What this means for you — by audience

For the general public, particularly in the affected regions above. Treat the 2026–27 northern winter / southern summer as a season to plan for the higher end of normal — drier where El Niño dries, wetter where it wets, hotter almost everywhere. If you live in a bushfire-prone part of Australia, the pre-season preparation calendar starts now, not in October. If you live in a flood-prone part of East Africa or coastal Peru, this is the season to confirm insurance, drainage, and evacuation arrangements.

For agriculture and food-system operators. The trade has been here before; the muscle exists. Re-run scenario planning for the 2026–27 crop year with El Niño weighted at 80%+, not the climatological prior. Watch:

  • ENSO-sensitive softs: palm oil, rice, sugar, cocoa, coffee, wheat (Australian).
  • Maize and soybean outcomes in southern Africa and parts of South America.
  • Input-cost knock-ons via energy and fertiliser.

For energy and utilities. Cooling-demand peaks in El Niño years tend to land harder, particularly in South-East Asia and the southern US. Hydropower output is depressed in regions that dry (southern Africa, parts of Brazil) and elevated where it wets. Plan generation mix and reserve margins on that basis.

For insurance and reinsurance. Atlantic hurricane suppression is the silver lining; almost everything else lengthens the catastrophe tail. Expect cat-model vendors to issue ENSO overlays through Q3 2026. Marine, agriculture, and parametric weather covers should be re-priced before the renewals window.

For public health agencies. Vector-borne disease patterns shift with rainfall. Dengue, malaria, and Rift Valley fever footprints are sensitive to El Niño in known ways. Stockpile and surveillance plans should assume the seasonal pattern, not the climatological average.

For policy-makers and emergency services. This is the planning window. Pre-positioning of resources for drought response (water trucking, fodder), flood response (sandbags, shelters), and fire response (aviation, crew rotation) is cheaper now than in October.

What this is not

It is not the end of the world. El Niño events are a normal part of the climate system and most of their consequences are manageable with planning. The error mode to avoid is the opposite of panic: it is the familiarity reflex  we've had El Niños before, we'll be fine. The relevant comparator is not 1997 or 2015. It is 2023–24, plus another year and a bit of warming, plus a possibly larger Pacific perturbation. The system has not done this exact thing before.

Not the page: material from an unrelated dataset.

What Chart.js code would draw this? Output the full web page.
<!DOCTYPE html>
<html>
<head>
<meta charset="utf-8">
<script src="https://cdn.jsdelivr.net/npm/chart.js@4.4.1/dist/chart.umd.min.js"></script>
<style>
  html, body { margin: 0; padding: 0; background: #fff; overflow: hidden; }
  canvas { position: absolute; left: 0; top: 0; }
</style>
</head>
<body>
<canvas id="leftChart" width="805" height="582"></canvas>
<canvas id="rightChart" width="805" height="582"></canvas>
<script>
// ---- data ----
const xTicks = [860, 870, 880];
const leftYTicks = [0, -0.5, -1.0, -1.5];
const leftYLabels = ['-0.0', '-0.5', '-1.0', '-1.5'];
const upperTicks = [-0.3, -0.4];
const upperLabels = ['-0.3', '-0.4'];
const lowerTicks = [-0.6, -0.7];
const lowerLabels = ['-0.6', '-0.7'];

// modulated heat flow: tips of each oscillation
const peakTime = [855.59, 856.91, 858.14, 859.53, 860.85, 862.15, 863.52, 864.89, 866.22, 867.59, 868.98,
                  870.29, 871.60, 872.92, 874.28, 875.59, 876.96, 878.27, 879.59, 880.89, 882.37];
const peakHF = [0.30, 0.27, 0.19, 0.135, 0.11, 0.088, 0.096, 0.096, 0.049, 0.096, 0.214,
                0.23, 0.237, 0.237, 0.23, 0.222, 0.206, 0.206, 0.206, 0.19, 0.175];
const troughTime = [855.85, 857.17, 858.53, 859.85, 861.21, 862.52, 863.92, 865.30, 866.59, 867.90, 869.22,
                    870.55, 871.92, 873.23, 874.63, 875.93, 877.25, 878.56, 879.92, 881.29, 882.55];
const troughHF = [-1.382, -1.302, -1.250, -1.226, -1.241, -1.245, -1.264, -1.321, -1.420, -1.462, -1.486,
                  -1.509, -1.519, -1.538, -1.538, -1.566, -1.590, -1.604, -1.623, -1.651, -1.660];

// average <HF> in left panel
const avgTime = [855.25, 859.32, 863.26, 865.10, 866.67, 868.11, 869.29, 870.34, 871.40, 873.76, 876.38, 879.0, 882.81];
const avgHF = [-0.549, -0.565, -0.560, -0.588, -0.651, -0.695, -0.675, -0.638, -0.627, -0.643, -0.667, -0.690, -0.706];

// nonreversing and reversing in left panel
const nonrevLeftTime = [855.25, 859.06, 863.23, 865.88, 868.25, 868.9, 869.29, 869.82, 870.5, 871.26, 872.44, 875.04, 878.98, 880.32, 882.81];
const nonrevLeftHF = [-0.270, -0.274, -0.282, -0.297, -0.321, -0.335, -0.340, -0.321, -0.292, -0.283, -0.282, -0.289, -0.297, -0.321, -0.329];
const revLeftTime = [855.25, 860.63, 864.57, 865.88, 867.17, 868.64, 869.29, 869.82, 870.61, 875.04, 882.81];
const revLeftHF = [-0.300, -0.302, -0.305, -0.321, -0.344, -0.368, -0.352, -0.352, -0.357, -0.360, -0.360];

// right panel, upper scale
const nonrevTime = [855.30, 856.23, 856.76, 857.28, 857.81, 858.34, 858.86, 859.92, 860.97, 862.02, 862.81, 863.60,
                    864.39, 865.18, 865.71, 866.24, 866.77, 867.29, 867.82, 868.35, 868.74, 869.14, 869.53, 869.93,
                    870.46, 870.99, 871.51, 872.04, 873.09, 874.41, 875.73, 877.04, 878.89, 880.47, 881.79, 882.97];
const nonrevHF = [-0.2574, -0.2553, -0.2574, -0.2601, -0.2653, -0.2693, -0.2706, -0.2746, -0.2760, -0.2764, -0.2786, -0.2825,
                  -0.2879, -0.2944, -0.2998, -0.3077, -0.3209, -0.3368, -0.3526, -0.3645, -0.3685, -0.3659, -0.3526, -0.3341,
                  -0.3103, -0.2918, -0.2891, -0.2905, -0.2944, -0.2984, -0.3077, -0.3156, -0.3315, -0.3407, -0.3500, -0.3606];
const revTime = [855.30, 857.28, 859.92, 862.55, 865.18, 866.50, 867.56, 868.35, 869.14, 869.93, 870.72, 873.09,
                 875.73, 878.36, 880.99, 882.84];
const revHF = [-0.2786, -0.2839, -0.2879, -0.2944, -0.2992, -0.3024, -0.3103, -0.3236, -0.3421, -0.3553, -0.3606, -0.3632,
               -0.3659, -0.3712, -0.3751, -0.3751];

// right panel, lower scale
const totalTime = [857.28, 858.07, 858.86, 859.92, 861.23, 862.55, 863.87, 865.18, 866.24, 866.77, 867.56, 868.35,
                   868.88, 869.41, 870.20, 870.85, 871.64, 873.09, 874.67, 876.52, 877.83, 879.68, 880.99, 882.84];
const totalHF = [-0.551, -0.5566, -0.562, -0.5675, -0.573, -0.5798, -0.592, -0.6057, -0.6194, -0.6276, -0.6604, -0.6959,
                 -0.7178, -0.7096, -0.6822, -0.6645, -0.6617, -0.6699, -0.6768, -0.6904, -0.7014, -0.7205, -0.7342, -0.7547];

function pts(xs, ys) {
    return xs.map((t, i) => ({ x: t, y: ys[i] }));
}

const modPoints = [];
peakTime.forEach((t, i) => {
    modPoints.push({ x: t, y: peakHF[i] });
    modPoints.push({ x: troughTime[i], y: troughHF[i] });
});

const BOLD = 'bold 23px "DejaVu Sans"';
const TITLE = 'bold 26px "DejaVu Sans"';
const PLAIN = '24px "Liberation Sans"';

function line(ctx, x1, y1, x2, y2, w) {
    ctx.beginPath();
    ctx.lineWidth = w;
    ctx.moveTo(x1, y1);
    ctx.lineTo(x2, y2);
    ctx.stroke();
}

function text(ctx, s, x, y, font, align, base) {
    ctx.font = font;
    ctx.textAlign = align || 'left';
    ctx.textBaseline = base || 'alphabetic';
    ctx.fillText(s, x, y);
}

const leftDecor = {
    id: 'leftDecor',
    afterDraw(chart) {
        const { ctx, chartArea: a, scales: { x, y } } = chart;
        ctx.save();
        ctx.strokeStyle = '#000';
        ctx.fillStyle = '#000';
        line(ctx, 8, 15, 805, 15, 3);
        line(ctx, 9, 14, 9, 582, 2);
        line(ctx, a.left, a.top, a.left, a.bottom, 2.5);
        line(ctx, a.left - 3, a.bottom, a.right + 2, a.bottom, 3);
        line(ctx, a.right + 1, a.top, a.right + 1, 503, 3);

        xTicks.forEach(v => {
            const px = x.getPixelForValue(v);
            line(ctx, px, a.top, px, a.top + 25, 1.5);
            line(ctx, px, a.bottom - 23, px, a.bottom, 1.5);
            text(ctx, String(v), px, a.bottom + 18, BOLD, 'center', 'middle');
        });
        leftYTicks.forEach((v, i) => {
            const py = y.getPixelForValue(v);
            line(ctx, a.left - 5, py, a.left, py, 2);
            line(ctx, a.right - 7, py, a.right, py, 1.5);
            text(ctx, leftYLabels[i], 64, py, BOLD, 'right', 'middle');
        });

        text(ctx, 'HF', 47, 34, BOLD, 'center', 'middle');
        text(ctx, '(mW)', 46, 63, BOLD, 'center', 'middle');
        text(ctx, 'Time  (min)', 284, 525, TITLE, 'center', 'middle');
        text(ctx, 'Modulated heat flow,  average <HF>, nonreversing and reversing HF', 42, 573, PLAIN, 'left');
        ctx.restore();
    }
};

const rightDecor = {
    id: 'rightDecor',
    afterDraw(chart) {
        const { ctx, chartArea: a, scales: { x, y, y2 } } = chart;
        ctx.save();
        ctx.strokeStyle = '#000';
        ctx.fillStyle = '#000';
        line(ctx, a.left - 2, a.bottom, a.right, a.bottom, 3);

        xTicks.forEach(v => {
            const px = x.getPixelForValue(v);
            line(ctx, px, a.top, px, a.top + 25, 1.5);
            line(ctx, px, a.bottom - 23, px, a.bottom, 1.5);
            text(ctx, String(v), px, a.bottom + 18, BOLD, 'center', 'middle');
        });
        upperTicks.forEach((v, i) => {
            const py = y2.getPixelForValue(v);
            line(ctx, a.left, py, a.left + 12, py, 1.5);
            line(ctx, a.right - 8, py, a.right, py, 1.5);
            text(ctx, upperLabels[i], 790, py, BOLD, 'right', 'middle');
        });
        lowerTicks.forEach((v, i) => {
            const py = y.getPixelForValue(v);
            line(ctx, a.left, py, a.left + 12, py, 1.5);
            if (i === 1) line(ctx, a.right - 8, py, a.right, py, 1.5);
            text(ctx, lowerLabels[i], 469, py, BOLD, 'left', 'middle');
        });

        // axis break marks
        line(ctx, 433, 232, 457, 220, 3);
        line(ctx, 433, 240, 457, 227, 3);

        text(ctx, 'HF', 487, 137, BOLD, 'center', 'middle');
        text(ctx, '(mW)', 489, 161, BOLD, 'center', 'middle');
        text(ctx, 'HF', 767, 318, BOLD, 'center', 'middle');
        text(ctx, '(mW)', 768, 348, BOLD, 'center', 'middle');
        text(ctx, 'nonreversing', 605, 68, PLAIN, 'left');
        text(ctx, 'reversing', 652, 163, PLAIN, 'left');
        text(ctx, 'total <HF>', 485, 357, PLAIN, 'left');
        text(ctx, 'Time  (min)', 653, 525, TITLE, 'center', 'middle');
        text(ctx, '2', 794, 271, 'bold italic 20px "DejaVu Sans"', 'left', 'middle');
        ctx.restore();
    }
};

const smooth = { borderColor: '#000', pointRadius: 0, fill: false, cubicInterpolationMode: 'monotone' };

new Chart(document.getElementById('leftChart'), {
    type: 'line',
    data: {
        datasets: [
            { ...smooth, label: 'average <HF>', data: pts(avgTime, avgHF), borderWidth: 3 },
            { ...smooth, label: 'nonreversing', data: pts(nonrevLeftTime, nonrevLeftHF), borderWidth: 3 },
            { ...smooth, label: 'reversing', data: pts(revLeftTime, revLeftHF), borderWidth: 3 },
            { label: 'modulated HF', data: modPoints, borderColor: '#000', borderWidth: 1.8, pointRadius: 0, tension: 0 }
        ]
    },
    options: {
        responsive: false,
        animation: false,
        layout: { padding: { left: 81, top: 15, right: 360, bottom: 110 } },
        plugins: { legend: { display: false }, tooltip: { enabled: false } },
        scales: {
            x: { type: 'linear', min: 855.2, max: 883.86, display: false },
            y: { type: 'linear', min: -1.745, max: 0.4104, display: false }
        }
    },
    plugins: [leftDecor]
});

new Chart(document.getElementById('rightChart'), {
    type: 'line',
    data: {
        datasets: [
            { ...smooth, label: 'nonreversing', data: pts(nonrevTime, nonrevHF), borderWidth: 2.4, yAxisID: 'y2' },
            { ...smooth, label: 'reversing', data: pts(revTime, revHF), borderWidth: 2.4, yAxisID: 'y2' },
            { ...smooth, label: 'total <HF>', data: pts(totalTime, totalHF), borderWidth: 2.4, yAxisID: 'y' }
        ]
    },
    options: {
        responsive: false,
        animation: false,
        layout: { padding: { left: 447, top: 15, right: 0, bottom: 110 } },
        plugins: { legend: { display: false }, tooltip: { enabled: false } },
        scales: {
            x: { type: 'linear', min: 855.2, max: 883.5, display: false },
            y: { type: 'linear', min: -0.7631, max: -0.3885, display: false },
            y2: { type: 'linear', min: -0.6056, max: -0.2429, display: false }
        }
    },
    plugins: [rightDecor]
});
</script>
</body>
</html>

It is also not a forecast for any individual location's weather in any individual week. El Niño shifts seasonal odds. It does not predict Tuesday.

Uncertainty ledger

  • Magnitude. "Stronger than typical" is on the table but not confirmed. The next two months of ocean-atmosphere coupling will tighten that.
  • Atmospheric response. The ocean is leading; the atmosphere has not fully responded. If the Walker circulation does not weaken on schedule, the event could under-deliver.
  • The OOI question. The US has just announced the dismantling of its Ocean Observatories Initiative (see companion piece). It will not affect the 2026–27 forecast, which relies primarily on Argo, satellites, and TAO array data. It will affect how well the next event is observed.
  • 2027 temperature record. "Could be the hottest" is calibrated language. The probability is meaningful, not certain.

Bottom Line

The Pacific is warming on schedule, the probabilities have crossed the threshold where planning beats hoping, and the planet underneath this El Niño is hotter than the one that absorbed the last one. Treat the 2026–27 season as a high-probability El Niño event with above-average severity risk, and do the boring preparation work now — water, fire, crops, cooling, insurance, public health — while the calendar is still on your side.


Sources

  • World Meteorological Organization — public update on El Niño probability (2 Jun 2026, via Reuters and WaPo). Tier 1.
  • Reuters — A strong El Niño may be imminent. Climate change will make its effects worse (2 Jun 2026). Tier 1.
  • The Washington Post — U. N. warns of potentially strong El Niño soon 'arriving on our doorstep' (2 Jun 2026). Tier 1.
  • NOAA Climate Prediction Center reference frame for ENSO regional impacts. Tier 1.